For many of us, a sandwich is the ultimate food that we could never live without. No matter what type of diet you are on, what time of day it is, or what food you are craving, chances are you can find a sandwich that will satisfy.
Peanut butter and jelly, cheesesteak, BLT, grilled cheese, meatball sub, pulled pork, and po'boys, the list could go on and on. But, just because you have access to every possible sandwich and its ingredients --- thanks to your local sandwich shop or deli, grocery store, farmers market, bakery, and the Internet --- it doesn't mean that things can't go wrong.
Sometimes the flavor is wrong, it falls apart, or the worst-case scenario --- it ends up soggy. So, the question is, are there any tips or tricks to constructing the best sandwich possible and making sure you never have another soggy fiasco?
The answer is definitely yes. If you are looking to step up your sandwich game, troubleshoot some common mistakes, or even if you think you've been doing things right all along, here are six tips to making the perfect sandwich that will stay crisp and fresh until you are ready to enjoy every delicious bite.
Starting with good bread is key, and to keep your sandwich from getting soggy, the bread you choose and how you prepare it will make all the difference.
Fluffy white slices of bread are not as resilient as a dry, crusty bread. You don't want your bread to soften up when you add the fillings, so if you want your bread to absorb less liquid, keep its rigidity, and avoid the sogginess, you should toast it. If you are a toasted bread fan, toast it as long as you like. But if toasted bread isn't your thing, you can still lightly toast it for just a quick minute to keep sogginess away without the toasted flavor.
If you prefer your bread to be chewy and fluffy, use a thick slice of bread and quickly toast it, and make sure it is cold before making your sandwich.
There is a trick, however, to using thicker slices. You don't want your bread to be so thick that it overwhelms all of the other ingredients. So, one trick is to carve out your slices from the dome of the roll, so that you can get equal flavor from the bread and the fillings.
Bread choice and style can also make a difference. When selecting the right bread for your sandwich, for the taste, it ultimately comes down to personal preference. But texture is important if you want to avoid your sandwich getting soggy. Rolls, baguettes, and ciabatta are better than sliced bread and will give you extra insurance in avoiding sogginess.
If you lightly coat the inside of each slice of bread with a small bit of olive oil, it will knock out all liquids that try to enter and make it soggy. Just be sure not use too much oil because it could make your sandwich greasy. You can also use butter the same way. Brushing a thin layer of melted and cooled butter on the inside of each slice of bread will keep it fresh while providing extra flavor.
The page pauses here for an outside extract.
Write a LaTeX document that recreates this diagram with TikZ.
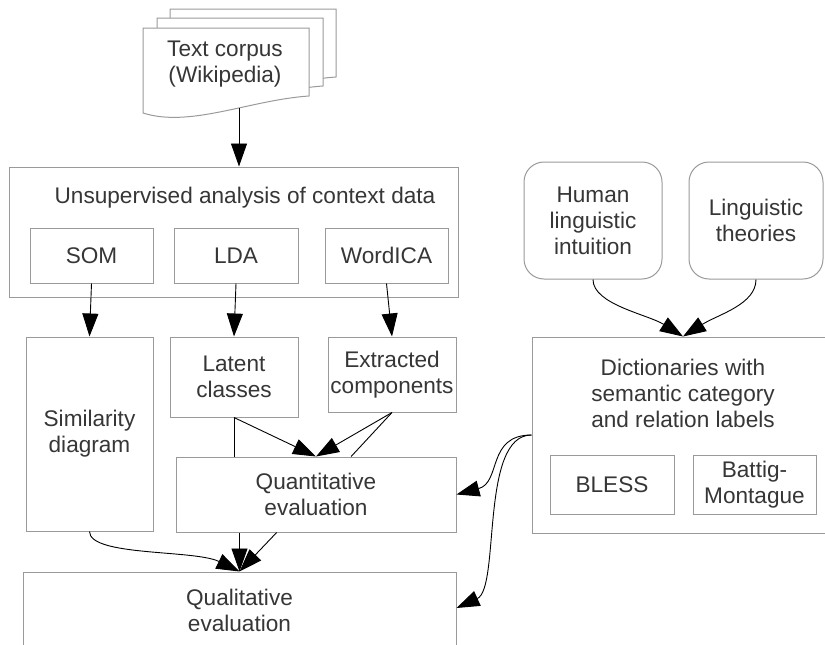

And, it may not seem logical, but using a generous amount of condiments like mustard, mayo, hummus, or pesto, is a huge factor in keeping your sandwich from getting soggy. They act as a barrier between the bread and cheese, meat, and veggies, and keeps the bread from absorbing excess moisture.
But, instead of putting them directly on the bread, try spreading them on your meat and cheese and then placing those on the bread. This will also help to keep the ingredients from slipping off when you are eating your sandwich.
After you wash your lettuce or spinach and run it through a salad spinner, chances are they are still a bit damp. That will transfer to the bread, so make sure to wash your greens far enough in advance, so they have the chance to dry completely before putting them on your sandwich. If you don't have the time, simply pat them dry with a paper towel.
If you are using cooked ingredients on your sandwich, make sure you let them cool completely before putting your sandwich together. Warm ingredients will create condensation that the bread will absorb, making it soggy. Instead, use cold or room-temperature ingredients to make sure your sandwich will keep --- especially if you are making it in the morning and saving it for lunch.
If you are making a sandwich in the morning before work to take with you for lunch, and you put tomatoes on it, they will make your bread soggy and decompose the cheese. You can substitute strips of red pepper, but make sure to dry them first. With any vegetable, you always want to dry them first with paper towels to get rid of excess juices.
If you absolutely can't live without a tomato, pack it separately from the rest of the sandwich, and then add it right before you are ready to eat. This tip is especially helpful for tuna, chicken, and egg salad sandwiches. Or, you can re-use the deli paper from your cheese slices and put them around your tomatoes, when making your sandwich in the morning, and remove them when you are ready for lunch.
If you are making a quick sandwich on sliced bread every day for work or school, and it is always ending up a soggy mess, try a reusable food container and cling wrap. First, put your bread at the bottom of the container -- which should be just big enough for the bread to fit in --- then cover it with cling wrap.
Next, add your ingredients in order, starting with the meat, then the cheese, followed by the veggies and greens. This will keep your bread dry until lunchtime, but it obviously won't work for things like peanut butter and jelly.
For a PB&J, use the "jelly pocket" method, which is spreading a layer of peanut butter on each slice of bread, then creating a ridge on one of the slices. Next, add your jelly in the "pocket" formed by the ridge, and put the two slices together. This will keep your sandwich from getting soggy while making sure jelly or jam doesn't leak out.